Saturday, January 5, 2019

Won't Die Within







I haven't written in a while.  Last year sucked, a lot. A friend who was like another mother to me when my husband and I first got married killed herself in the spring.  Then I lost a friend who was like a mentor to me (he became borderline abusive towards me).  Then I had another close friend, but I got too close.  I didn't respect their boundaries.  I didn't understand boundaries (I've been going through a book on boundaries though (I've almost finished it)).  My mental health has been getting worse.  In early November, I had to be hospitalized for a few days.  I hadn't made a plan to kill myself, but I was in the process of coming up with one.  They put me on Lithium, which pretty much did nothing for me.  It didn't make me better, but it didn't make me worse either.  I was taken off that and put on Tryleptal.  That was a disaster.  My BPD episodes were more frequent and more severe.  I was having several episodes a day - all day.  I'd be extremely emotional, then dissociate, and it'd just keep going back and forth between the two - no middle ground.  It was absolutely exhausting.  I couldn't keep up with it anymore.  I tried calling my psychiatrist, but he didn't return my call in time.  The day after Christmas I told my husband that if I went outside I was going to jump off our apartment building.  Honestly, if I did, it probably wouldn't kill me.  I'd probably have broken bones, though I possibly could become paralyzed.  Many times I nearly drank bleach.  I probably wouldn't drink enough to kill me, but it would cause some damage to my organs. Anyway, my husband was really scared.  He told someone what I had said and next thing I know, the police is at my door.  They took me to the hospital (which was a disaster there).  I was there for a few days. I got taken off the Tryleptal.  I haven't been put on anything as a replacement yet, but my episodes aren't as bad as when I was on it at least.
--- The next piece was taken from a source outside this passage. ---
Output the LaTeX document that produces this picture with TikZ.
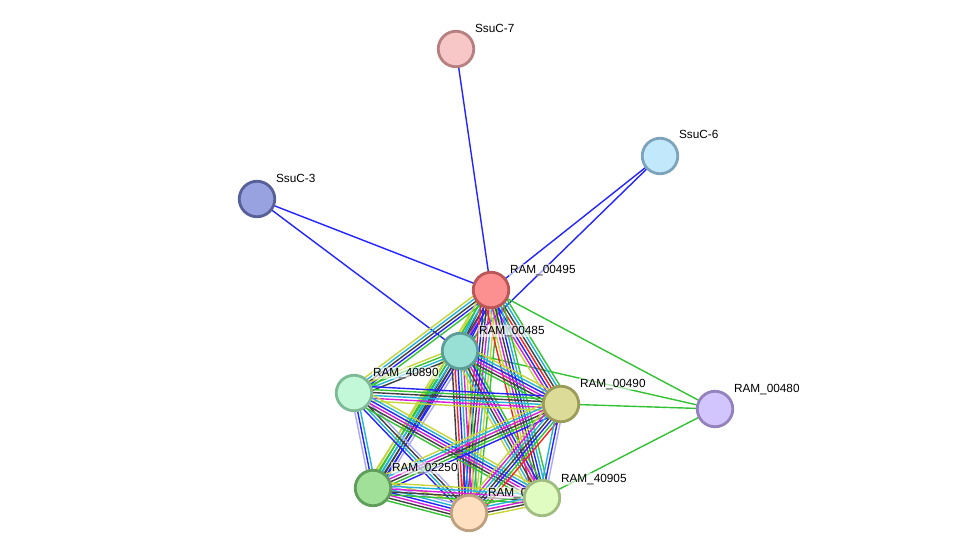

My mental health seems to keep getting worse the older I get, and no one seems to be able to help me.  I've wanted to just disappear since I was a kid.  I've been in therapy since I was 12 years old (that's when I was diagnosed with depression).  Ever since I started therapy, I've been bouncing between therapists.  I keep getting transferred to a different therapist because I'm too much for them.  I'm in a lot of therapy throughout the week.

I've been fighting for my life for a long time, and it's tiresome.  Sometimes I get to the point that I just don't want to fight anymore. I get tired of fighting in a losing battle.  There is a war in my brain and I'm losing.  I just throw my hands up and say, "That's it!  I'm done!  I can't do this anymore!"  I've been very nhilistic, and there's just not much I really care about anymore.

Recently I was taking to my mom on the phone and she asked me, "You really want to kill yourself, don't you?"  I had a difficult time answering her.  You see, I'm an empath.  I feel and take on the emotions others have.  When she asked me that, I could feel pain coming from her.  It made me think, "If I were gone, maybe people really would be sad.  I've really been thinking about things and I've decided, I'm going to keep fighting for my life as long as I can.  I can't promise I'll make it out of this alive, but I'm not going to give up.  I have to keep fighting - if not for myself, I need to at least for the people who care about me.  If they haven't given up on me, I need to not give up either.  The enemy isn't going to destroy me, as much as he would enjoy doing that.  I'm not going down without a fight though.  So go on ahead 2019, bring it!  I'm putting my boxing gloves on and I'm not tapping out.